Manuela Silva
Julho – Agosto 2017
O primeiro passo para uma ecoespiritualidade é refundar a nossa representação do Cosmos, restituindo-lhe a sua dimensão de mistério.
(Michel Maxime Egger)
Felizmente vai-se afirmando, nas esferas nacionais e supranacionais, a consciência da necessidade e da urgência de aprofundar e pôr em prática princípios e normas que promovam uma relação sustentável da Humanidade com o Planeta, “a nossa casa comum”, na expressão carregada de emoção e afecto de que fala o Papa Francisco. Ainda que travado por interesses menos respeitáveis, vai progredindo o reconhecimento de que a Terra é sujeito de direitos e de que a sustentabilidade da Vida é um valor primordial a preservar.
Importa, porém, ir mais além.
Esta temática, ainda que devendo estar presente em diferentes regiões do Globo e espaços sócioculturais distintos, tem redobrada actualidade no mundo ocidental de que fazemos parte.
Em primeiro lugar, devido ao nível de progresso económico alcançado e ao estilo de vida predominante nas nossas sociedades, o qual não favorece, antes esfuma, o contacto próximo e a comunhão com a natureza. Acresce que tal estilo de vida incentiva o consumismo desenfreado e a avidez do mais ter com o correspondente efeito predador sobre os recursos naturais; convive bem com o esbanjamento, o descartável e o desperdício; alimenta o desejo ao ter mais, mesmo que, para tanto, se tenha de renunciar a mais ser; esquece a dimensão relacional de cada ser humano, os limites da liberdade individual, o dever da responsabilidade e do cuidado pelo todo; ignora e menospreza a ética na condução dos negócios privados e na esfera pública.
Por outro lado, o sistema económico cada vez mais globalizado – assente na maximização do lucro, na competitividade agressiva e na aceleração permanente do crescimento económico – não só não garante a satisfação de necessidades básicas de largos estratos de população como gera desigualdades gritantes que, por sua vez, põem em risco a democracia e a coesão social e tem-se revelado ecologicamente insustentável.
A este propósito são oportunas as palavras de Michel Maxime Egger, no seu livro La terre comme soi-même:
Contrariamente àquilo que muitos nos querem fazer crer, nós não sairemos desta crise unicamente através de reformas político-económicas, cartas éticas, avanços tecnológicos e ecogestos no quotidiano.

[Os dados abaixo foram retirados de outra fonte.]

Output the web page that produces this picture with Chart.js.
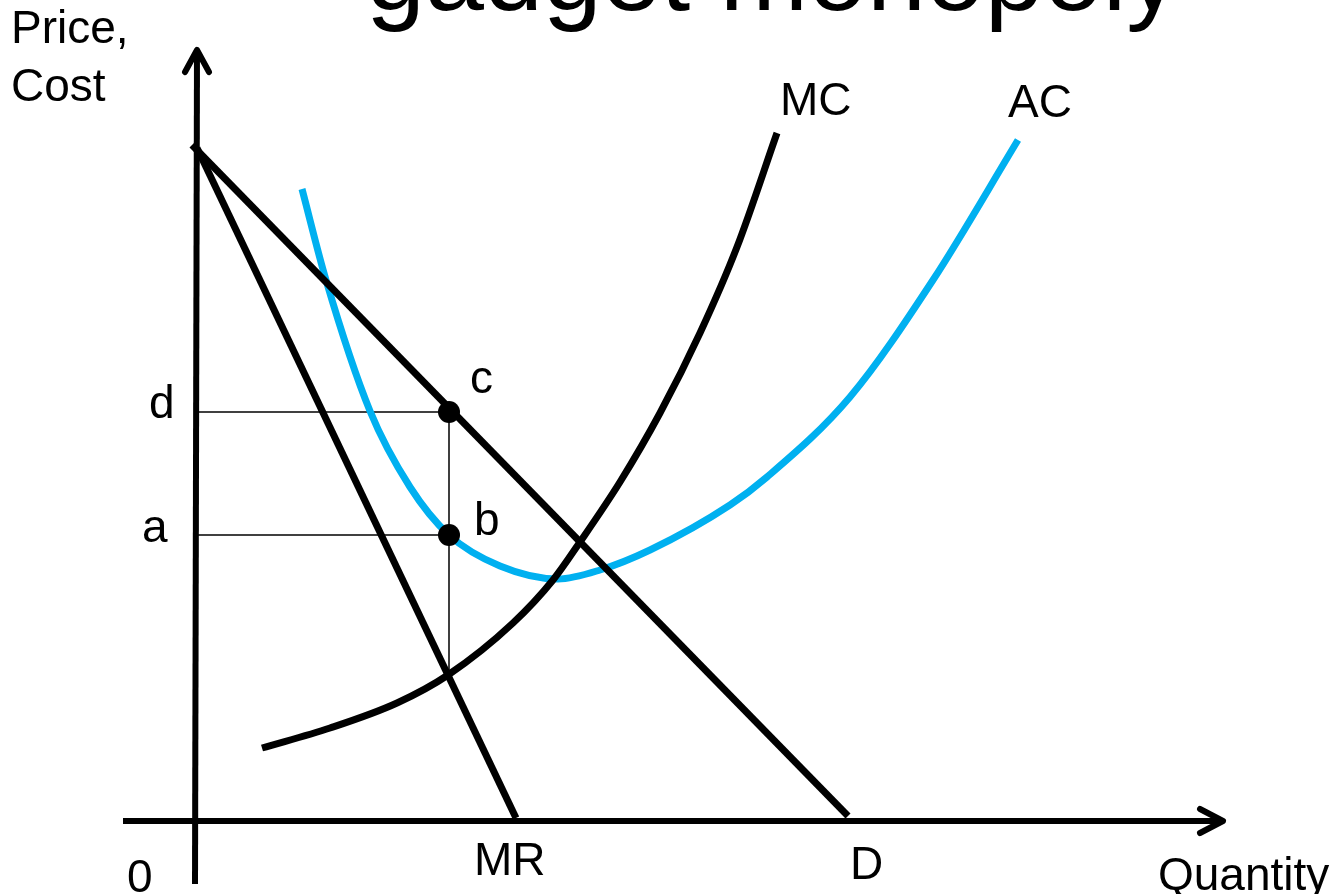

Por mais necessário que tudo isso seja, a ecologia exterior não basta, tem de ser completada por uma ecologia interior: uma ecoespiritualidade. Isto implica uma mudança de paradigma, a passagem de uma relação exterior a uma relação de comunhão com o Cosmos. A chave dessa passagem consiste numa metanoia pessoal que religue a transformação de si e a transformação do mundo, para, ao mesmo tempo, libertar o nosso ser e reencantar a natureza, descobrindo a sua dimensão sagrada.
O mesmo Autor, em outra passagem, reforça esta ideia:
(…) tendo um importante carácter colectivo e estrutural, a crise ecológica é igualmente pessoal. Tem a ver com as visões, estratégias e práticas dos grandes actores políticos e económicos, mas, também, com a nossa vida interior: o que fazemos do nosso ego, das nossas paixões e dos nossos desejos, o nível de profundidade ou de superficialidade em que vivemos e respiramos, a maneira, de consumo ou de comunhão, com que nos religamos à Natureza, aos outros e ao Totalmente Outro, qualquer que seja o nome que lhe damos segundo a nossa fé e a nossa cultura.
Publico este escrito em vésperas de um tempo que, para muitas pessoas do hemisfério norte, permite alternância em relação ao seu trabalho profissional, aos seus espaços de residência habitual e às suas rotinas quotidianas, por conseguinte com liberdade acrescida para dispor de tempo para pensar, conviver, criar, contemplar. É assim, no nosso País.
Deixo, por isso, o desafio de que levem, na vossa bagagem de férias, o propósito de uma revisão em profundidade da vossa relação com a Terra, a nossa casa comum, sem esquecer que isso implica uma generosa abertura ao mistério, ao silêncio, à contemplação e também disponibilidade de coração para consentir nas mudanças que se impõem no que respeita à visão que temos da Criação e ao modo como nos comportamos no Planeta em que habitamos.
Nos próximos meses de verão, no espaço de Betânia, procuraremos animar uma reflexão em redor do tema “Amar a Terra como a si mesmo”. Queremos, assim, contribuir para tornar desejada, possível e operativa uma ecoespiritualidade que esteja à altura dos desafios deste primeiro quartel do século XXI.